Random Thoughts

I enjoy going to my grandson’s various sporting activities and cheering them and their teammates on. It is fun to see them develop skills and grow as the season progresses. What concerns me about being at these games is the actions of the adults, particularly the adults who are acting as coaches. Now, keep in mind that my oldest grandson is playing in an under-9 division in ball hockey. For the uninitiated, ball hockey, is a form of floor hockey. It is played indoors, but in a traditional hockey rink that has a tiled floor instead of ice. This game is primarily played by kids who are not playing regular ice hockey. Of course, there are some who play both, but for the majority ball hockey is the only hockey they get. As well, many of them are just learning the skills of the sport, as far as the rules of the game and strategies of play, well let’s just say that these concepts are just a little beyond them.

This activity is well organized by the Saskatoon Ball Hockey Association, they provide referees for each game. Prior to the game each team is given ‘warm-up’ time in which some skills are provided by the coaches. When the game begins, many of the kids are unsure of where to stand for the face-off, so it take some time for the refs and coaches to get them set. Once play begins the game seems to move along until a whistle blows. This is to signal a goal, icing, or off-sides call. Most of the kids understand what a goal is, the ball is shot into one of the two nets. Icing, they really don’t get. Off-side is it seems a completely unknown concept.
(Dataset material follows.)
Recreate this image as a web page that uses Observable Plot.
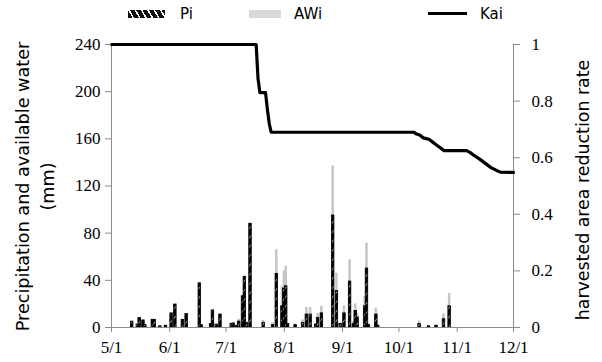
<!DOCTYPE html>
<html>
<head>
<meta charset="utf-8">
<script src="https://cdn.jsdelivr.net/npm/d3@7"></script>
<script src="https://cdn.jsdelivr.net/npm/@observablehq/plot@0.6"></script>
<style>
  body { margin: 0; background: white; }
  #wrap { position: relative; width: 602px; height: 362px; }
  #legend { position: relative; height: 30px; width: 602px; font-family: "DejaVu Sans", sans-serif; font-size: 15px; }
  #legend .sw { position: absolute; }
  #legend .lb { position: absolute; top: 5px; line-height: 18px; }
  #chart svg { background: white; overflow: visible; }
  #chart svg g[aria-label$="tick label"] text { font-family: "Liberation Serif"; }
</style>
</head>
<body>
<div id="wrap">
  <div id="legend">
    <div class="sw" style="left:128px;top:10px;width:37px;height:8px;background:repeating-linear-gradient(60deg,#111 0px,#111 4px,#fff 4px,#fff 5.5px);"></div>
    <div class="lb" style="left:180px;">Pi</div>
    <div class="sw" style="left:249px;top:10px;width:32px;height:8px;background:#d9d9d9;"></div>
    <div class="lb" style="left:294px;">AWi</div>
    <div class="sw" style="left:428px;top:12px;width:39px;height:3px;background:#000;"></div>
    <div class="lb" style="left:480px;">Kai</div>
  </div>
  <div id="chart"></div>
</div>
<script>
// Daily bars: date (MM-DD), precipitation Pi (mm), available water AWi (mm)
const barDates = ["05-12","05-15","05-16","05-18","05-19","05-23","05-24","05-27","05-30",
  "06-02","06-04","06-08","06-10","06-17","06-18","06-23","06-24","06-26","06-28",
  "07-04","07-05","07-07","07-08","07-10","07-11","07-12","07-14","07-21","07-26","07-28","07-31",
  "08-01","08-02","08-03","08-07","08-11","08-13","08-15","08-18","08-19","08-21","08-27","08-29","08-31",
  "09-02","09-05","09-07","09-08","09-09","09-13","09-14","09-15","09-19","09-20",
  "10-12","10-17","10-21","10-25","10-28"];
const piValues = [5,2.5,8,6,2,6.5,6.5,1,1.5,
  12,19.5,6.5,11.5,37.5,2,3,14.5,2.5,11,
  3,3.5,1.5,5,26.5,43,4,88,4,2,45.5,18,
  33,35,3,2,4,11,11,2.5,8,12,95,31,3,
  12,39,3,14,8.5,18,50,2,11,1.5,
  3,1,1.5,7,18];
const awiValues = [5,2.5,8,6,2,6.5,6.5,1,1.5,
  12,19.5,6.5,11.5,37.5,2,3,14.5,2.5,11,
  3,3.5,1.5,7,26.5,43,4,88,6,4,66,35,
  48,52,3,3,6.5,17,17,3,12,18,137,46,4,
  18.5,57.5,5,20,12,26,71.5,3,16.5,2,
  5.5,1.5,2,11.5,29];
// Harvested area reduction rate Kai
const kaiDates = ["05-01","07-17","07-18","07-19","07-22","07-23","07-24","07-25","10-09","10-10","10-12","10-14","10-17","10-19","10-21","10-23","10-25","11-06","11-08","11-10","11-13","11-16","11-19","11-22","11-24","12-01"];
const kaiValues = [1,1,0.88,0.83,0.83,0.77,0.72,0.69,0.69,0.685,0.68,0.67,0.665,0.655,0.645,0.635,0.625,0.625,0.618,0.608,0.595,0.58,0.565,0.555,0.549,0.548];
// Axis ticks
const xTickDates = ["05-01","06-01","07-01","08-01","09-01","10-01","11-01","12-01"];
const xTickLabels = ["5/1","6/1","7/1","8/1","9/1","10/1","11/1","12/1"];
const leftTicks = [0,40,80,120,160,200,240];
const rightTicks = [0,0.2,0.4,0.6,0.8,1];
const rightTickLabels = ["0","0.2","0.4","0.6","0.8","1"];

const parse = s => d3.utcParse("%Y-%m-%d")("2021-" + s);
const bars = barDates.map((s, i) => ({date: parse(s), pi: piValues[i], awi: awiValues[i]}));
const kai = kaiDates.map((s, i) => ({date: parse(s), kai: kaiValues[i]}));
const start = parse(xTickDates[0]);
const end = parse(xTickDates[xTickDates.length - 1]);
const YMAX = 240;

const x1 = d => d3.utcHour.offset(d.date, -16);
const x2 = d => d3.utcHour.offset(d.date, 16);
const serif = "Liberation Serif";

const svg = Plot.plot({
  width: 602,
  height: 332,
  marginLeft: 111,
  marginRight: 89,
  marginTop: 14,
  marginBottom: 35,
  x: {type: "utc", domain: [start, end]},
  y: {domain: [0, YMAX]},
  marks: [
    Plot.rectY(bars, {x1, x2, y: "awi", fill: "#c6c6c6"}),
    Plot.rectY(bars, {x1, x2, y: "pi", fill: "url(#hatch)", stroke: "#000", strokeWidth: 0.8}),
    Plot.ruleX([start], {stroke: "#8c8c8c"}),
    Plot.ruleX([end], {stroke: "#8c8c8c"}),
    Plot.ruleY([0], {stroke: "#8c8c8c"}),
    Plot.line(kai, {x: "date", y: d => d.kai * YMAX, stroke: "#000", strokeWidth: 3.2}),
    Plot.axisX({ticks: xTickDates.map(parse), tickFormat: (d, i) => xTickLabels[i], tickSize: 5, tickPadding: 8, fontSize: 17, fontFamily: serif, label: null}),
    Plot.axisY({anchor: "left", ticks: leftTicks, tickSize: 6, tickPadding: 5, fontSize: 17, fontFamily: serif, label: null}),
    Plot.axisY({anchor: "right", ticks: rightTicks.map(v => v * YMAX), tickFormat: (d, i) => rightTickLabels[i], tickSize: 6, tickPadding: 12, textAnchor: "start", fontSize: 17, fontFamily: serif, label: null})
  ]
});
document.getElementById("chart").appendChild(svg);

const s = d3.select(svg);
s.selectAll("g[aria-label$='tick'] path").attr("stroke", "#8c8c8c");
const defs = document.createElementNS("http://www.w3.org/2000/svg", "defs");
defs.innerHTML = '<pattern id="hatch" patternUnits="userSpaceOnUse" width="6" height="6" patternTransform="rotate(40)">' +
  '<rect width="6" height="6" fill="#000"/><line x1="0" y1="0" x2="0" y2="6" stroke="#fff" stroke-width="1.2"/></pattern>';
svg.appendChild(defs);
function title(x, y, size, str) {
  s.append("text").attr("transform", `translate(${x},${y}) rotate(-90)`)
    .attr("text-anchor", "middle").attr("dy", "0.35em")
    .attr("font-family", "DejaVu Sans").attr("font-size", size).attr("fill", "#000")
    .text(str);
}
title(23, 156.5, 17.6, "Precipitation and available water");
title(48, 156.5, 17.6, "(mm)");
title(583, 160, 17.4, "harvested area reduction rate");
</script>
</body>
</html>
It seems clear that the learning curve for these youngsters is pretty steep, when it comes to rules and strategies of the game.

It also, I fear, is a reflection on the Canadian Ice Hockey mentality of Playing Games and Keeping Score, rather than on Skill development.

My grandson, who also plays soccer in the Saskatoon Youth Soccer Association has had a much different experience in that sport. He has been playing for about 3 years with his community association soccer teams. When they get together for games they spend 1/2 the time with their coaches practicing skill development. Once the game starts, it is the coaches, rather than referees who keep the action moving. No score is kept so the emphasis is really on enjoying the game. When the players are 9 years old they then move to the zone teams. Each zone is made up of several community associations. The city is thus divided in several zones. These zones compete in leagues at various age-classes. Within each age class there can be 1 or more divisions based on the skill level of the athletes.

It seems to me that SMBH could take few lessons from soccer. Keeping score and having referees, is good and necessary in competitive leagues. However, for younger kids who are justing learning the game, the competitive nature of adults can have damaging effects. At the ring yesterday, the game preceding ours was a example of what can happen when competition overrides the learning and development. The score was tied at the end or regulation time. At the level of play, this was an under 9 game as well, the game should have been over and recorded as a tie. But, no, when SMBH games are tied the teams enter a 3-player aside shoot-out to determine the winner. While this might seem like a good idea it is not for players of this age. For the shooters, have to start at the centre red line and going in on the goaltender, just like in the NHL, is a challenge for these kids. Anyway, the game remained tied after 3 shooters. So the shootout continued  alternating 1 shooter at a time. The last shooter for the red team missed his shot, so the grey team shooter took his turn. He started towards the goal, but apparently left before the whistle. One of the referees blew his whistle, stopping the player and instructed him to start again, but wait for the whistle. The player return to centre and started again when he heard the whistle. Keep in mind that this player is Under 9 years old. Well, he started off and in his excitement, overran the ball and stepped on it. He recovered and continue towards the goal. He then made a shot and beat the goalie. I as well as most everyone else watching the game thought the grey team had won the game. However, that was not the case, the coach of the red team, protested to the referees, that this last shot should not count and his team should win the game. I should also point out that from my view the coach only did this with one of the referees. This referee then went and talked to the other ref. Clearly the decided to overturn their decision and rule ‘no goal’ and give the win to the red team. I’m not sure what the protocol is for the SMBH, but there are many issues here. First, why are the teams going to a shootout when the game is tied. Conduction a shoot-out backs up the next game and all subsequent games. Perhaps at these young ages a tie is fine. Further, the optics of the sequence of events that I have described must be addressed.

Ball hockey (floor hockey) is a great game for kids to play. I just hope that things run smoother in the future. It would be a shame to see things deteriorate.